Work required
Reproduce the listing below exactly, minus its pictures.

BEGIN

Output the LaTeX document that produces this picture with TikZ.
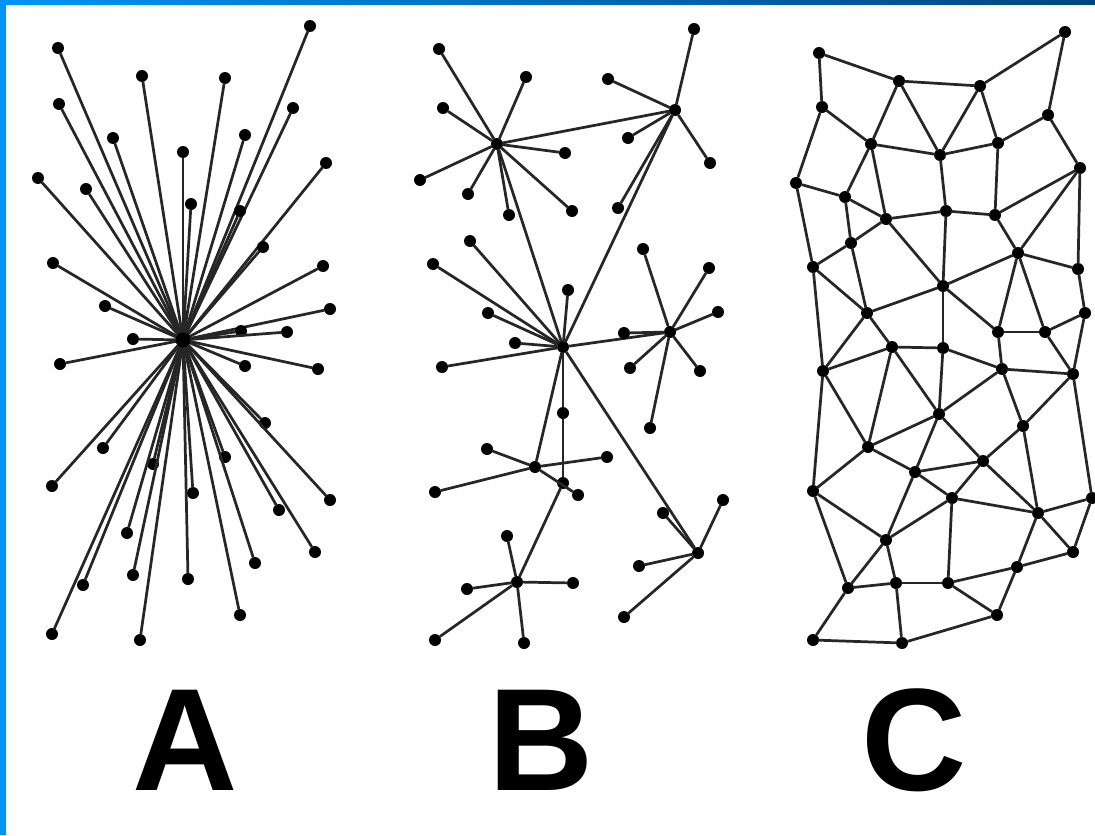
\documentclass[tikz,border=0pt]{standalone}
\usepackage{fontspec}
\setsansfont{Liberation Sans}
\usetikzlibrary{positioning}

\definecolor{frameblue}{RGB}{0,148,245}
\definecolor{framenavy}{RGB}{0,70,128}

\begin{document}
\begin{tikzpicture}[x=0.02cm, y=-0.02cm,
    dot/.style={circle, fill=black, inner sep=0pt, minimum size=0.24cm},
    link/.style={draw=black!85, line width=1.55pt, line cap=round},
    tag/.style={font=\sffamily\bfseries\fontsize{83}{83}\selectfont, inner sep=0pt, anchor=base}]

    % page and frame
    \fill[white] (0,0) rectangle (1095,835);
    \useasboundingbox (0,0) rectangle (1095,835);
    \shade[left color=frameblue, right color=framenavy] (0,0) rectangle (1095,4);
    \fill[frameblue] (0,0) rectangle (6,835);

    % A: centralized
    \coordinate (hubA) at (183,340);
    \foreach \n/\x/\y in {a1/58/48, a2/142/76, a3/225/78, a4/310/26, a5/59/104,
        a6/293/108, a7/113/138, a8/245/135, a9/183/152, a10/38/178, a11/326/163,
        a12/86/189, a13/191/204, a14/240/211, a15/263/247, a16/53/263, a17/323/266,
        a18/105/306, a19/330/309, a20/241/331, a21/287/332, a22/133/339, a23/60/364,
        a24/245/366, a25/318/369, a26/265/423, a27/103/448, a28/225/457, a29/153/464,
        a30/52/486, a31/330/500, a32/193/493, a33/279/510, a34/127/533, a35/315/552,
        a36/255/563, a37/133/575, a38/188/579, a39/83/585, a40/240/615, a41/52/634,
        a42/140/640} {
        \node[dot] (\n) at (\x,\y) {};
        \draw[link] (hubA) -- (\n);
    }
    \node[dot, minimum size=0.3cm] (hubdot) at (hubA) {};

    % B: decentralized
    \foreach \n/\x/\y in {hb0/563/347, hb1/497/144, hb2/675/110, hb3/670/332,
        hb4/535/467, hb5/517/582, hb6/698/553, b32/563/483}
        \node[dot] (\n) at (\x,\y) {};
    \foreach \u/\v in {hb1/hb2, hb1/hb0, hb2/hb0, hb0/hb3, hb0/hb4, hb0/b32,
        b32/hb5, hb0/hb6}
        \draw[link] (\u) -- (\v);
    \foreach \h/\n/\x/\y in {hb1/b1/439/49, hb1/b2/526/77, hb1/b3/443/108,
        hb1/b4/565/153, hb1/b5/420/180, hb1/b6/468/194, hb1/b7/572/211,
        hb1/b8/509/215,
        hb2/b9/694/29, hb2/b10/608/79, hb2/b11/628/138, hb2/b12/710/163,
        hb2/b13/618/208,
        hb0/b14/470/241, hb0/b15/433/264, hb0/b16/568/290, hb0/b17/488/313,
        hb0/b18/515/343, hb0/b19/442/367, hb0/b20/563/413,
        hb3/b21/643/249, hb3/b22/709/268, hb3/b23/718/312, hb3/b24/624/333,
        hb3/b25/630/368, hb3/b26/700/371, hb3/b27/650/428,
        hb4/b28/487/449, hb4/b29/607/457, hb4/b30/435/492, hb4/b31/578/495,
        hb5/b33/507/536, hb5/b34/467/589, hb5/b35/573/583, hb5/b36/435/640,
        hb5/b37/524/643,
        hb6/b38/723/500, hb6/b39/663/513, hb6/b40/639/566, hb6/b41/624/617} {
        \node[dot] (\n) at (\x,\y) {};
        \draw[link] (\h) -- (\n);
    }

    % C: distributed
    \foreach \n/\x/\y in {c1/819/53, c2/899/81, c3/980/86, c4/1065/32, c5/822/107,
        c6/1048/115, c7/871/144, c8/940/155, c9/998/143, c10/796/183, c11/1080/168,
        c12/845/197, c13/886/219, c14/946/211, c15/995/215, c16/851/243,
        c17/1018/253, c18/813/267, c19/1078/269, c20/943/286, c21/867/313,
        c22/1085/313, c23/998/332, c24/1045/332, c25/892/347, c26/943/348,
        c27/823/371, c28/1002/369, c29/1073/374, c30/939/414, c31/1023/426,
        c32/868/447, c33/983/461, c34/915/472, c35/813/491, c36/952/498,
        c37/1092/498, c38/1038/513, c39/886/540, c40/1073/552, c41/1017/567,
        c42/848/588, c43/896/583, c44/948/583, c45/997/615, c46/813/640,
        c47/902/643}
        \node[dot] (\n) at (\x,\y) {};
    \foreach \u/\v in {c1/c2, c2/c3, c3/c4, c1/c5, c4/c6, c5/c10, c5/c7, c2/c7,
        c2/c8, c3/c8, c3/c9, c9/c6, c6/c11, c7/c8, c8/c9, c7/c12, c7/c13, c8/c14,
        c9/c15, c10/c12, c12/c13, c13/c14, c14/c15, c15/c11, c11/c17, c11/c19,
        c15/c17, c12/c16, c13/c16, c10/c18, c16/c18, c13/c20, c14/c20, c17/c20,
        c17/c19, c16/c21, c18/c21, c20/c21, c17/c23, c17/c24, c19/c22, c22/c24,
        c20/c23, c20/c26, c21/c27, c21/c25, c18/c27, c22/c29,
        c25/c26, c27/c25, c25/c32, c25/c30, c26/c30, c26/c28, c23/c28, c23/c24,
        c24/c29, c28/c29, c28/c30, c28/c31, c29/c31, c29/c37, c27/c32, c27/c35,
        c30/c32, c30/c34, c30/c33, c31/c33, c31/c38, c32/c34, c32/c35, c33/c34,
        c33/c36, c33/c38, c34/c36, c34/c39, c35/c39, c35/c42, c36/c39, c36/c38,
        c36/c44, c37/c38, c37/c40, c38/c40, c38/c41, c39/c42, c39/c43, c42/c43,
        c43/c44, c44/c41, c41/c40, c44/c45, c41/c45, c42/c46, c43/c47, c46/c47,
        c47/c45}
        \draw[link] (\u) -- (\v);

    % labels
    \node[tag] (tagA) at (185,790) {A};
    \node[tag] (tagB) at (541,790) {B};
    \node[tag] (tagC) at (914,790) {C};
\end{tikzpicture}
\end{document}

END

Answer to this exercise
Output the LaTeX document that produces this picture with TikZ.
\documentclass[tikz,border=0pt]{standalone}
\usepackage{fontspec}
\setsansfont{Liberation Sans}
\usetikzlibrary{positioning}

\definecolor{frameblue}{RGB}{0,148,245}
\definecolor{framenavy}{RGB}{0,70,128}

\begin{document}
\begin{tikzpicture}[x=0.02cm, y=-0.02cm,
    dot/.style={circle, fill=black, inner sep=0pt, minimum size=0.24cm},
    link/.style={draw=black!85, line width=1.55pt, line cap=round},
    tag/.style={font=\sffamily\bfseries\fontsize{83}{83}\selectfont, inner sep=0pt, anchor=base}]

    % page and frame
    \fill[white] (0,0) rectangle (1095,835);
    \useasboundingbox (0,0) rectangle (1095,835);
    \shade[left color=frameblue, right color=framenavy] (0,0) rectangle (1095,4);
    \fill[frameblue] (0,0) rectangle (6,835);

    % A: centralized
    \coordinate (hubA) at (183,340);
    \foreach \n/\x/\y in {a1/58/48, a2/142/76, a3/225/78, a4/310/26, a5/59/104,
        a6/293/108, a7/113/138, a8/245/135, a9/183/152, a10/38/178, a11/326/163,
        a12/86/189, a13/191/204, a14/240/211, a15/263/247, a16/53/263, a17/323/266,
        a18/105/306, a19/330/309, a20/241/331, a21/287/332, a22/133/339, a23/60/364,
        a24/245/366, a25/318/369, a26/265/423, a27/103/448, a28/225/457, a29/153/464,
        a30/52/486, a31/330/500, a32/193/493, a33/279/510, a34/127/533, a35/315/552,
        a36/255/563, a37/133/575, a38/188/579, a39/83/585, a40/240/615, a41/52/634,
        a42/140/640} {
        \node[dot] (\n) at (\x,\y) {};
        \draw[link] (hubA) -- (\n);
    }
    \node[dot, minimum size=0.3cm] (hubdot) at (hubA) {};

    % B: decentralized
    \foreach \n/\x/\y in {hb0/563/347, hb1/497/144, hb2/675/110, hb3/670/332,
        hb4/535/467, hb5/517/582, hb6/698/553, b32/563/483}
        \node[dot] (\n) at (\x,\y) {};
    \foreach \u/\v in {hb1/hb2, hb1/hb0, hb2/hb0, hb0/hb3, hb0/hb4, hb0/b32,
        b32/hb5, hb0/hb6}
        \draw[link] (\u) -- (\v);
    \foreach \h/\n/\x/\y in {hb1/b1/439/49, hb1/b2/526/77, hb1/b3/443/108,
        hb1/b4/565/153, hb1/b5/420/180, hb1/b6/468/194, hb1/b7/572/211,
        hb1/b8/509/215,
        hb2/b9/694/29, hb2/b10/608/79, hb2/b11/628/138, hb2/b12/710/163,
        hb2/b13/618/208,
        hb0/b14/470/241, hb0/b15/433/264, hb0/b16/568/290, hb0/b17/488/313,
        hb0/b18/515/343, hb0/b19/442/367, hb0/b20/563/413,
        hb3/b21/643/249, hb3/b22/709/268, hb3/b23/718/312, hb3/b24/624/333,
        hb3/b25/630/368, hb3/b26/700/371, hb3/b27/650/428,
        hb4/b28/487/449, hb4/b29/607/457, hb4/b30/435/492, hb4/b31/578/495,
        hb5/b33/507/536, hb5/b34/467/589, hb5/b35/573/583, hb5/b36/435/640,
        hb5/b37/524/643,
        hb6/b38/723/500, hb6/b39/663/513, hb6/b40/639/566, hb6/b41/624/617} {
        \node[dot] (\n) at (\x,\y) {};
        \draw[link] (\h) -- (\n);
    }

    % C: distributed
    \foreach \n/\x/\y in {c1/819/53, c2/899/81, c3/980/86, c4/1065/32, c5/822/107,
        c6/1048/115, c7/871/144, c8/940/155, c9/998/143, c10/796/183, c11/1080/168,
        c12/845/197, c13/886/219, c14/946/211, c15/995/215, c16/851/243,
        c17/1018/253, c18/813/267, c19/1078/269, c20/943/286, c21/867/313,
        c22/1085/313, c23/998/332, c24/1045/332, c25/892/347, c26/943/348,
        c27/823/371, c28/1002/369, c29/1073/374, c30/939/414, c31/1023/426,
        c32/868/447, c33/983/461, c34/915/472, c35/813/491, c36/952/498,
        c37/1092/498, c38/1038/513, c39/886/540, c40/1073/552, c41/1017/567,
        c42/848/588, c43/896/583, c44/948/583, c45/997/615, c46/813/640,
        c47/902/643}
        \node[dot] (\n) at (\x,\y) {};
    \foreach \u/\v in {c1/c2, c2/c3, c3/c4, c1/c5, c4/c6, c5/c10, c5/c7, c2/c7,
        c2/c8, c3/c8, c3/c9, c9/c6, c6/c11, c7/c8, c8/c9, c7/c12, c7/c13, c8/c14,
        c9/c15, c10/c12, c12/c13, c13/c14, c14/c15, c15/c11, c11/c17, c11/c19,
        c15/c17, c12/c16, c13/c16, c10/c18, c16/c18, c13/c20, c14/c20, c17/c20,
        c17/c19, c16/c21, c18/c21, c20/c21, c17/c23, c17/c24, c19/c22, c22/c24,
        c20/c23, c20/c26, c21/c27, c21/c25, c18/c27, c22/c29,
        c25/c26, c27/c25, c25/c32, c25/c30, c26/c30, c26/c28, c23/c28, c23/c24,
        c24/c29, c28/c29, c28/c30, c28/c31, c29/c31, c29/c37, c27/c32, c27/c35,
        c30/c32, c30/c34, c30/c33, c31/c33, c31/c38, c32/c34, c32/c35, c33/c34,
        c33/c36, c33/c38, c34/c36, c34/c39, c35/c39, c35/c42, c36/c39, c36/c38,
        c36/c44, c37/c38, c37/c40, c38/c40, c38/c41, c39/c42, c39/c43, c42/c43,
        c43/c44, c44/c41, c41/c40, c44/c45, c41/c45, c42/c46, c43/c47, c46/c47,
        c47/c45}
        \draw[link] (\u) -- (\v);

    % labels
    \node[tag] (tagA) at (185,790) {A};
    \node[tag] (tagB) at (541,790) {B};
    \node[tag] (tagC) at (914,790) {C};
\end{tikzpicture}
\end{document}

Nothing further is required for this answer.